Task to carry out
After locating the line that contains "What SVG code", quote it and all lines after it through the end of the entries, and nothing more. Pictures stay out.

==== Data section

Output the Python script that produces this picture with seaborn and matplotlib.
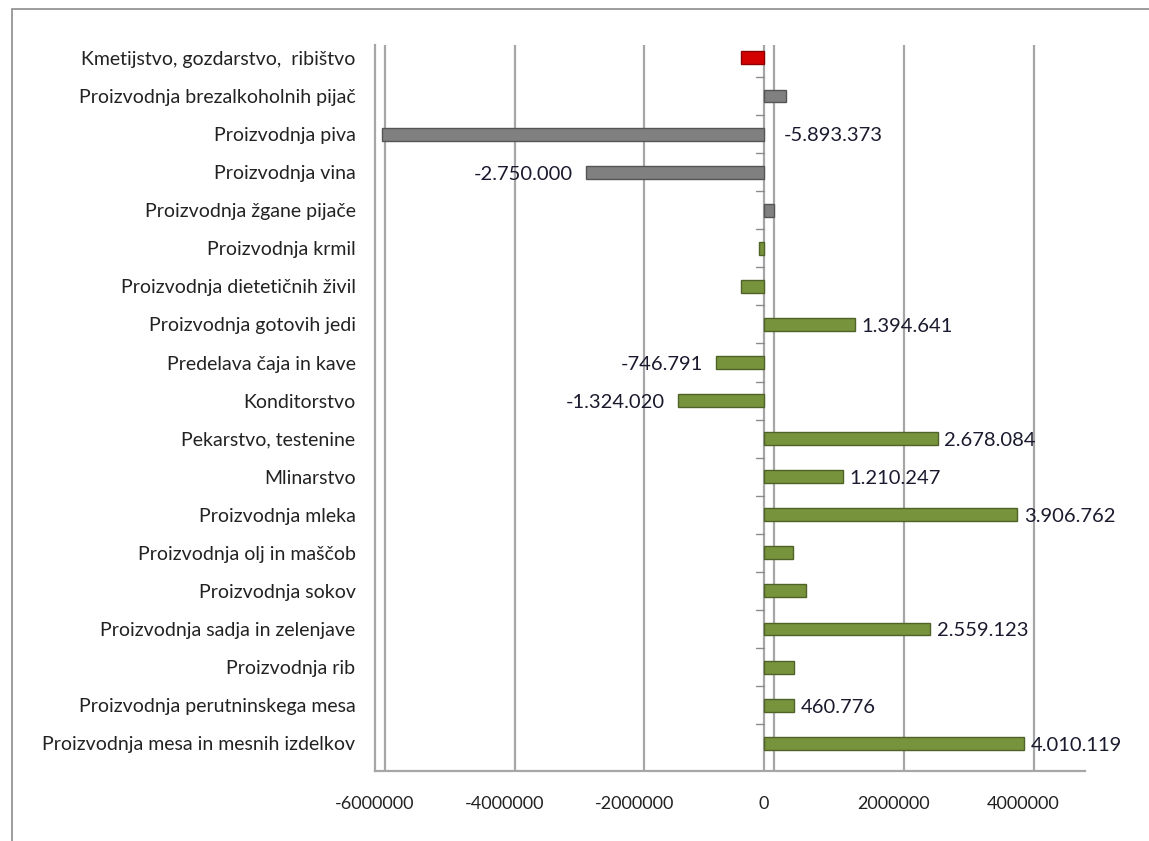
import matplotlib
matplotlib.use('Agg')
import matplotlib.pyplot as plt
import matplotlib.transforms as mtransforms
import seaborn as sns
import pandas as pd

# categories from top to bottom
categories = [
    'Kmetijstvo, gozdarstvo,  ribištvo',
    'Proizvodnja brezalkoholnih pijač',
    'Proizvodnja piva',
    'Proizvodnja vina',
    'Proizvodnja žgane pijače',
    'Proizvodnja krmil',
    'Proizvodnja dietetičnih živil',
    'Proizvodnja gotovih jedi',
    'Predelava čaja in kave',
    'Konditorstvo',
    'Pekarstvo, testenine',
    'Mlinarstvo',
    'Proizvodnja mleka',
    'Proizvodnja olj in maščob',
    'Proizvodnja sokov',
    'Proizvodnja sadja in zelenjave',
    'Proizvodnja rib',
    'Proizvodnja perutninskega mesa',
    'Proizvodnja mesa in mesnih izdelkov',
]
values = [-350000, 330000, -5893373, -2750000, 150000, -80000, -360000,
          1394641, -746791, -1324020, 2678084, 1210247, 3906762,
          440000, 650000, 2559123, 460000, 460776, 4010119]
groups = ['kmetijstvo', 'pijace', 'pijace', 'pijace', 'pijace'] + ['zivila'] * 14
show_label = [False, False, True, True, False, False, False, True, True, True,
              True, True, True, False, False, True, False, True, True]
x_ticks = [-6000000, -4000000, -2000000, 0, 2000000, 4000000]

group_colors = {'kmetijstvo': '#D40000', 'pijace': '#808080', 'zivila': '#77933C'}
edge_colors = {'kmetijstvo': '#8B0000', 'pijace': '#555555', 'zivila': '#4F6228'}

df = pd.DataFrame({'kategorija': categories, 'vrednost': values, 'skupina': groups})

sns.set_style('white')
plt.rcParams['font.family'] = ['Lato', 'DejaVu Sans']

fig = plt.figure(figsize=(11.49, 8.41), dpi=100)
ax = fig.add_axes([0.3264, 0.0832, 0.618, 0.8633])

sns.barplot(data=df, y='kategorija', x='vrednost', hue='skupina',
            palette=group_colors, orient='h', width=0.34, dodge=False,
            legend=False, ax=ax, saturation=1)
for patch, g in zip(ax.patches, groups):
    patch.set_edgecolor(edge_colors[g])
    patch.set_linewidth(1.0)

ax.set_xlim(-6000000, 4950000)
ax.set_ylim(len(categories) - 1 + 0.73, -0.34)
ax.set_xticks(x_ticks)
ax.set_xticklabels([str(t) for t in x_ticks], fontsize=13, color='#222222')
ax.set_xlabel('')
ax.set_ylabel('')
ax.tick_params(axis='y', length=0, labelsize=14, labelcolor='#222222', pad=14)
ax.tick_params(axis='x', length=5, color='#8c8c8c', pad=13)

# gridlines on back wall (offset like the 3D chart)
shift = mtransforms.ScaledTranslation(10 / 100, 0, fig.dpi_scale_trans)
for t in x_ticks:
    ax.plot([t, t], [0, 1], color='#A6A6A6', lw=1.6, zorder=0,
            transform=ax.get_xaxis_transform() + shift)
ax.axvline(0, color='#A6A6A6', lw=1.6, zorder=0.5)

for s in ['top', 'right']:
    ax.spines[s].set_visible(False)
ax.spines['left'].set_color('#A6A6A6')
ax.spines['left'].set_linewidth(1.6)
ax.spines['bottom'].set_color('#A6A6A6')
ax.spines['bottom'].set_linewidth(1.6)

# category ticks at boundaries on the zero line
for i in range(len(categories)):
    ax.plot([-120000, 0], [i - 0.5, i - 0.5], color='#8c8c8c', lw=1, zorder=1)

# data labels
for i, (v, show) in enumerate(zip(values, show_label)):
    if not show:
        continue
    txt = f'{v:,}'.replace(',', '.')
    if v > 0:
        ax.text(v + 100000, i + 0.05, txt, ha='left', va='center', fontsize=14.5, color='#1a1a2e')
    elif v < -5000000:
        ax.text(300000, i + 0.05, txt, ha='left', va='center', fontsize=14.5, color='#1a1a2e')
    else:
        ax.text(v - 200000, i + 0.05, txt, ha='right', va='center', fontsize=14.5, color='#1a1a2e')

# chart area frame
fig.add_artist(plt.Rectangle((12 / 1149, -0.1), 1.2, 1.0893, transform=fig.transFigure,
                             fill=False, edgecolor='#8c8c8c', lw=1.2))

fig.savefig('out.png', dpi=100)
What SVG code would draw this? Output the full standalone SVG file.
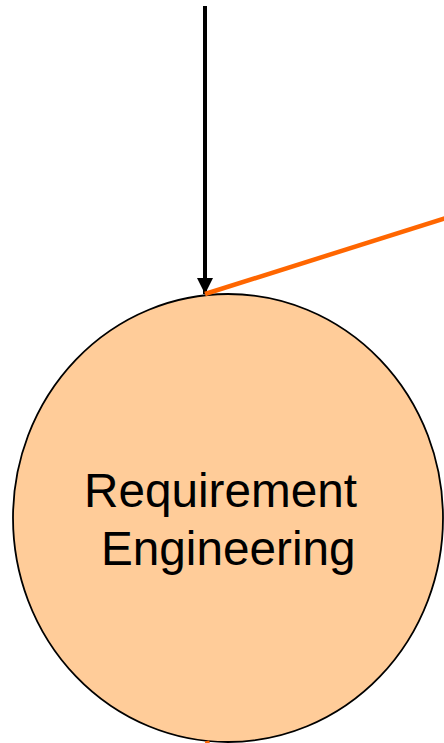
<svg xmlns="http://www.w3.org/2000/svg" width="444" height="743" viewBox="0 0 444 743">
<style>
.node{fill:#FFCC99;stroke:#000;stroke-width:1.8}
.lbl{font-family:"Liberation Sans",Arial,sans-serif;font-size:47.7px;fill:#000}
.arrow{stroke:#000;stroke-width:4;fill:none}
.flow{stroke:#FF6600;stroke-width:4.5;fill:none}
</style>
<defs>
<marker id="ah" markerUnits="userSpaceOnUse" markerWidth="18" markerHeight="18" refX="16" refY="8" orient="auto">
<path d="M0,0 L16,8 L0,16 Z" fill="#000"/>
</marker>
</defs>
<g id="node-re">
<ellipse class="node" cx="228" cy="518" rx="215" ry="224"/>
<text class="lbl" x="84" y="507">Requirement</text>
<text class="lbl" x="101" y="565">Engineering</text>
</g>
<g id="connectors">
<line class="arrow" x1="205" y1="6" x2="205" y2="294" marker-end="url(#ah)"/>
<line class="flow" x1="205" y1="294" x2="446" y2="218"/>
<line class="flow" x1="207" y1="741" x2="208" y2="745"/>
</g>
</svg>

========

Correct output
What SVG code would draw this? Output the full standalone SVG file.
<svg xmlns="http://www.w3.org/2000/svg" width="444" height="743" viewBox="0 0 444 743">
<style>
.node{fill:#FFCC99;stroke:#000;stroke-width:1.8}
.lbl{font-family:"Liberation Sans",Arial,sans-serif;font-size:47.7px;fill:#000}
.arrow{stroke:#000;stroke-width:4;fill:none}
.flow{stroke:#FF6600;stroke-width:4.5;fill:none}
</style>
<defs>
<marker id="ah" markerUnits="userSpaceOnUse" markerWidth="18" markerHeight="18" refX="16" refY="8" orient="auto">
<path d="M0,0 L16,8 L0,16 Z" fill="#000"/>
</marker>
</defs>
<g id="node-re">
<ellipse class="node" cx="228" cy="518" rx="215" ry="224"/>
<text class="lbl" x="84" y="507">Requirement</text>
<text class="lbl" x="101" y="565">Engineering</text>
</g>
<g id="connectors">
<line class="arrow" x1="205" y1="6" x2="205" y2="294" marker-end="url(#ah)"/>
<line class="flow" x1="205" y1="294" x2="446" y2="218"/>
<line class="flow" x1="207" y1="741" x2="208" y2="745"/>
</g>
</svg>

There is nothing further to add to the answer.